By Gagandeep Ghuman
Published: Jan. 14, 2012.
When people bring their pets to veterinarian Loridawn Gordon, she gives them two options for treatment.
She could try and cure the problem with homeopathic remedies, a holistic, if a bit long drawn, treatment, which looks into the behavioural, emotional, and physical state of the pet, even before a remedy is prescribed.
Or there is the “bandage” approach, the traditional cycle of antibiotics that treat the symptoms rather than the disease.
Gordon, new to Squamish, works part-time at Dr. Hoff’s veterinary clinic in downtown Squamish.
She is a big believer in homeopathic medicine for pets.

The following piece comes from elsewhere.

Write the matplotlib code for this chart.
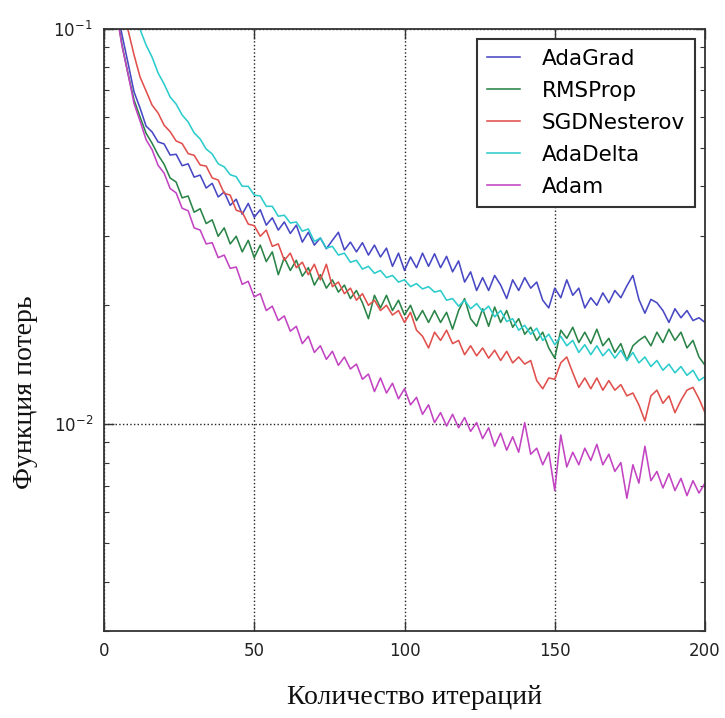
import matplotlib
matplotlib.use("Agg")
import matplotlib.pyplot as plt
from matplotlib.ticker import NullLocator

iterations = list(range(2, 201, 2))

adagrad = [0.170, 0.115, 0.0966, 0.0820, 0.0693, 0.0631, 0.0568, 0.0549, 0.0518, 0.0512,
           0.0480, 0.0482, 0.0451, 0.0456, 0.0422, 0.0427, 0.0396, 0.0407, 0.0376, 0.0387,
           0.0358, 0.0371, 0.0340, 0.0362, 0.0334, 0.0349, 0.0319, 0.0333, 0.0310, 0.0325,
           0.0304, 0.0319, 0.0289, 0.0306, 0.0284, 0.0296, 0.0278, 0.0292, 0.0306, 0.0276,
           0.0289, 0.0273, 0.0288, 0.0268, 0.0284, 0.0265, 0.0279, 0.0251, 0.0271, 0.0245,
           0.0265, 0.0249, 0.0271, 0.0251, 0.0270, 0.0249, 0.0266, 0.0243, 0.0259, 0.0229,
           0.0243, 0.0218, 0.0235, 0.0218, 0.0238, 0.0225, 0.0208, 0.0232, 0.0218, 0.0235,
           0.0221, 0.0229, 0.0206, 0.0197, 0.0221, 0.0209, 0.0232, 0.0212, 0.0221, 0.0197,
           0.0209, 0.0200, 0.0215, 0.0203, 0.0218, 0.0209, 0.0224, 0.0238, 0.0207, 0.0191,
           0.0207, 0.0203, 0.0194, 0.0181, 0.0196, 0.0186, 0.0194, 0.0183, 0.0186, 0.0181]

rmsprop = [0.170, 0.112, 0.0911, 0.0770, 0.0661, 0.0599, 0.0545, 0.0514, 0.0480, 0.0455,
           0.0420, 0.0410, 0.0374, 0.0378, 0.0344, 0.0351, 0.0322, 0.0329, 0.0299, 0.0314,
           0.0286, 0.0299, 0.0273, 0.0292, 0.0264, 0.0284, 0.0258, 0.0273, 0.0239, 0.0264,
           0.0245, 0.0260, 0.0237, 0.0249, 0.0225, 0.0239, 0.0221, 0.0232, 0.0216, 0.0225,
           0.0208, 0.0218, 0.0203, 0.0185, 0.0212, 0.0197, 0.0212, 0.0194, 0.0206, 0.0189,
           0.0200, 0.0183, 0.0194, 0.0181, 0.0194, 0.0181, 0.0192, 0.0174, 0.0194, 0.0208,
           0.0185, 0.0177, 0.0196, 0.0177, 0.0198, 0.0181, 0.0194, 0.0176, 0.0185, 0.0169,
           0.0176, 0.0163, 0.0171, 0.0156, 0.0147, 0.0173, 0.0165, 0.0176, 0.0161, 0.0171,
           0.0160, 0.0174, 0.0158, 0.0165, 0.0152, 0.0160, 0.0145, 0.0158, 0.0163, 0.0167,
           0.0158, 0.0171, 0.0161, 0.0174, 0.0163, 0.0171, 0.0156, 0.0163, 0.0148, 0.0141]

sgd_nesterov = [0.300, 0.160, 0.105, 0.0994, 0.0860, 0.0756, 0.0697, 0.0642, 0.0613, 0.0571,
                0.0550, 0.0521, 0.0513, 0.0484, 0.0479, 0.0453, 0.0450, 0.0420, 0.0415, 0.0384,
                0.0380, 0.0348, 0.0344, 0.0321, 0.0318, 0.0299, 0.0310, 0.0282, 0.0286, 0.0260,
                0.0271, 0.0249, 0.0257, 0.0239, 0.0254, 0.0232, 0.0254, 0.0223, 0.0229, 0.0214,
                0.0221, 0.0206, 0.0214, 0.0200, 0.0206, 0.0194, 0.0200, 0.0189, 0.0194, 0.0181,
                0.0192, 0.0173, 0.0167, 0.0156, 0.0171, 0.0163, 0.0173, 0.0160, 0.0163, 0.0150,
                0.0158, 0.0149, 0.0156, 0.0147, 0.0154, 0.0145, 0.0153, 0.0143, 0.0148, 0.0142,
                0.0145, 0.0129, 0.0123, 0.0131, 0.0130, 0.0143, 0.0148, 0.0135, 0.0124, 0.0131,
                0.0123, 0.0131, 0.0122, 0.0129, 0.0122, 0.0126, 0.0118, 0.0120, 0.0112, 0.0102,
                0.0118, 0.0122, 0.0113, 0.0118, 0.0107, 0.0115, 0.0122, 0.0124, 0.0116, 0.0107]

adadelta = [0.300, 0.200, 0.150, 0.125, 0.108, 0.0998, 0.0911, 0.0849, 0.0774, 0.0726,
            0.0673, 0.0646, 0.0606, 0.0582, 0.0546, 0.0527, 0.0497, 0.0483, 0.0456, 0.0448,
            0.0428, 0.0423, 0.0400, 0.0400, 0.0380, 0.0378, 0.0356, 0.0356, 0.0336, 0.0338,
            0.0323, 0.0325, 0.0308, 0.0312, 0.0290, 0.0296, 0.0279, 0.0282, 0.0268, 0.0271,
            0.0257, 0.0260, 0.0247, 0.0251, 0.0241, 0.0245, 0.0235, 0.0238, 0.0229, 0.0232,
            0.0223, 0.0227, 0.0220, 0.0223, 0.0216, 0.0218, 0.0206, 0.0208, 0.0199, 0.0206,
            0.0196, 0.0202, 0.0193, 0.0199, 0.0187, 0.0194, 0.0182, 0.0185, 0.0173, 0.0178,
            0.0169, 0.0175, 0.0163, 0.0169, 0.0159, 0.0167, 0.0158, 0.0163, 0.0152, 0.0159,
            0.0150, 0.0158, 0.0149, 0.0155, 0.0147, 0.0154, 0.0145, 0.0152, 0.0143, 0.0148,
            0.0140, 0.0145, 0.0137, 0.0142, 0.0135, 0.0140, 0.0133, 0.0137, 0.0129, 0.0132]

adam = [0.170, 0.112, 0.0905, 0.0770, 0.0648, 0.0585, 0.0525, 0.0495, 0.0452, 0.0432,
        0.0395, 0.0385, 0.0352, 0.0347, 0.0314, 0.0310, 0.0286, 0.0288, 0.0264, 0.0268,
        0.0248, 0.0250, 0.0226, 0.0230, 0.0210, 0.0214, 0.0194, 0.0199, 0.0183, 0.0188,
        0.0172, 0.0177, 0.0160, 0.0167, 0.0152, 0.0158, 0.0146, 0.0153, 0.0141, 0.0148,
        0.0138, 0.0142, 0.0130, 0.0134, 0.0121, 0.0131, 0.0120, 0.0127, 0.0116, 0.0123,
        0.0112, 0.0117, 0.0106, 0.0112, 0.0101, 0.0107, 0.0099, 0.0106, 0.0098, 0.0104,
        0.0096, 0.0101, 0.0092, 0.0098, 0.0088, 0.0095, 0.0086, 0.0093, 0.0085, 0.0101,
        0.0084, 0.0087, 0.0079, 0.0085, 0.0068, 0.0094, 0.0078, 0.0085, 0.0079, 0.0087,
        0.0081, 0.0089, 0.0079, 0.0084, 0.0076, 0.0080, 0.0065, 0.0079, 0.0071, 0.0088,
        0.0072, 0.0076, 0.0069, 0.0075, 0.0068, 0.0073, 0.0066, 0.0072, 0.0067, 0.0071]

series_names = ["AdaGrad", "RMSProp", "SGDNesterov", "AdaDelta", "Adam"]
series_data = [adagrad, rmsprop, sgd_nesterov, adadelta, adam]
series_colors = ["#4848c4", "#2a8448", "#e0504c", "#2ccccc", "#c244c2"]

xlabel = "Количество итераций"
ylabel = "Функция потерь"
xticks = [0, 50, 100, 150, 200]

W, H = 725, 718
fig = plt.figure(figsize=(W / 100, H / 100), dpi=100)
ax = fig.add_axes([104 / W, 1 - 631 / H, (705 - 104) / W, (631 - 29) / H])

for name, data, color in zip(series_names, series_data, series_colors):
    ax.plot(iterations, data, color=color, lw=1.15, label=name)

ax.set_yscale("log")
ax.set_ylim(3e-3, 0.1)
ax.set_xlim(0, 200)
ax.set_xticks(xticks)
ax.xaxis.set_minor_locator(NullLocator())
ax.grid(True, which="major", linestyle=":", color="#222222", linewidth=1.0)
ax.tick_params(which="both", direction="in", top=True, right=True, colors="#333333",
               labelcolor="#222222")
ax.tick_params(which="major", length=7, width=1.0, labelsize=12, pad=8)
ax.tick_params(which="minor", length=3.5, width=0.8)
for sp in ax.spines.values():
    sp.set_color("#333333")
    sp.set_linewidth(1.3)

leg = ax.legend(loc="upper right", fontsize=15.5, fancybox=False, framealpha=1,
                edgecolor="#333333", handlelength=1.55, handletextpad=1.0,
                labelspacing=0.56, borderpad=0.45, borderaxespad=0.47)
leg.get_frame().set_linewidth(1.5)

fig.text(415 / W, 1 - 698 / H, xlabel, ha="center", va="center",
         family="Liberation Serif", fontsize=20, color="#111111")
fig.text(26 / W, 1 - 392 / H, ylabel, ha="center", va="center", rotation=90,
         family="Liberation Serif", fontsize=20, color="#111111")

fig.savefig("out.png", dpi=100)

She took a three year UBC course offered by the College of Animal Homeopathic Medicine and taught by veterinarians from England from the British Homeopathic Teaching Group.
“Homeopathy tries to get to the root of the problem, while traditional medicine is intent on suppressing the disease,” she says.
More often the problem resurfaces, as it did recently in a young dog that was being treated by Gordon for mange.
Traditional medicine not only failed in this case, Gordon says, it also gave the dog ulcerations as a side effect.
Now, Gordon has prescribed a homeopathic remedy, which began with a look at the dog’s diet.
“Homeopathy requires patience, but it is effective,” Gordon said.
After working as a veterinarian for almost a decade in Lower Mainland, Gordon moved to Whistler and has only recently started working in Squamish.
Gordon said although homeopathy is gaining ground as an alternative form of healing, there are people who still remain doubtful of its efficacy.
But Gordon claims she has used homeopathy successfully even in emergency situations, and it’s quite effective in case of injuries and muscles sprains in pets.
She has used homepathy to treat her dog, Patch.
“He had some delayed growth of his jaw which I treated, as well as injury to his shoulder and various bouts of diarrhea,” she said.
Homeopathy is a more affordable option when compared to traditional medicine, Gordon says.
Michael Goldberg of the Hudson Place Veterinary Clinic in Vancouver has been using homeopathy in his practice for the last four years.
“I have been astounded at some of the results,” he said.
Goldberg said he has effectively used the homeopathic medicine with pets suffering from vomiting and arthritis.
A homeopathic medicine, Nux Vomica, for example, is being used successfully to treat urinary tract infections in pets.
He said chronic problems can sometimes take years to treat with homeopathy, but the medicine prevails in the end.